During the gala dinner, amid the pomp and circumstance, just minutes before Andrés was to deliver his Puterbaugh address, I began to choke on a piece of steak. For several minutes, Andrés and some 200 assembled guests watched as three different men administered the Heimlich maneuver and, quite literally, brought me back from the brink of death. With my permission, Andrés would later recount the harrowing episode in his blog, writing:
In addition to reordering our priorities, George reminded us in dramatic fashion of three other things. That translators deserve much more attention than they usually receive. That a story’s breath depends on them. And that, if one day we did not have them, the entire world would be left speechless.
I mention this anecdote by way of introduction to this dossier dedicated to translators to underscore the importance that translators play in the creation of world literature. With good reason Portuguese novelist José Saramago wrote: “Writers make literatures national and translators make literature universal. Without translators, writers would be nothing, we would be condemned to live locked away in our language.” Saramago was keenly aware that his stature as a writer of world literature was due in no small part to his translators. Indeed, the Nobel laureate’s novels would be unknown to the English-speaking world if not for the labor of translators like Margaret Jull Costa and Giovanni Pontiero. What’s more, only a handful of the recipients of the Nobel Prize in Literature would have reached this highest pinnacle of literary success if not for their translators.

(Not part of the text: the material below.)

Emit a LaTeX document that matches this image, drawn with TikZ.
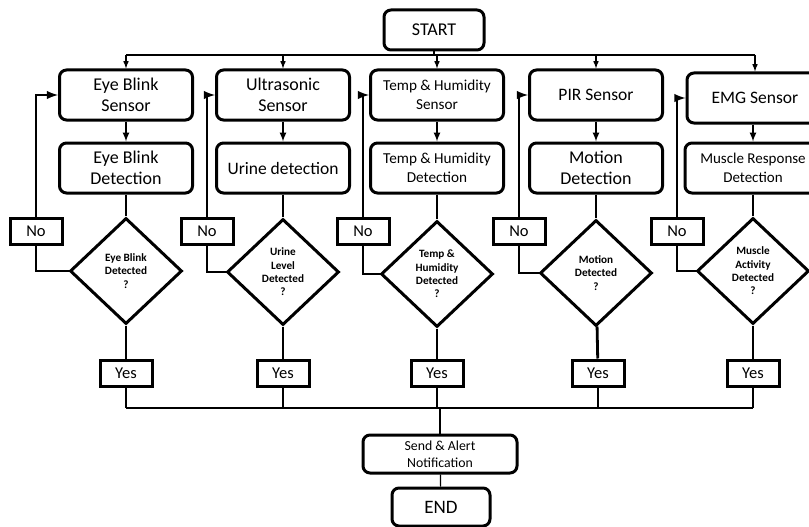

Imagine for a moment that Cien años de soledad, La muerte de Artemio Cruz, La ciudad y los perros, and Rayuela had never been translated into the dozens of languages they now inhabit. Quite simply, there may never have been a so-called Boom, and the works of García Márquez, Fuentes, Vargas Llosa, and Cortázar may have been relegated to mere national literature, selling thousands of copies in their native countries and throughout Latin American and not the millions of copies they have sold, and continue to sell, worldwide. These novels, however, have one other thing in common. Not only were they all written by male authors, they were also all translated by male translators. Only later did women translators, Margaret Sayers Peden, Edith Grossman, and Natasha Wimmer, begin to translate these giants of Latin American, nay world literature.
Coincidentally, but fortuitously, all the writers chosen for this dossier are women, Jazmina Barrera (Mexico), Carmen Boullosa (Mexico), Jeannette Clariond (Mexico), Mariana Torres (Brazil), and Luisa Valenzuela (Argentina). If nothing else, this happy coincidence suggests that the male-dominated world of writers and translators is changing. And Latin American Literature Today is proud to be part of this changing trend.
The translators featured here are among the most exciting and respected translators working in Latin American literature today: Lisa Dillman, Christina MacSweeny, Lawrence Schimel, Samantha Schnee, and Grady Wray. Accompanying each translation are short conversations between translator and author (Dillman, MacSweeney, and Schnee), or, in the case of Schimel and Wray, more detailed accounts of the challenges each translator encountered and the strategies each one employed to resolve them. In every case, these texts provide a unique insight, to borrow a phrase from Benjamin, into the task of translator, without whose endeavor literature would remain forever foreign.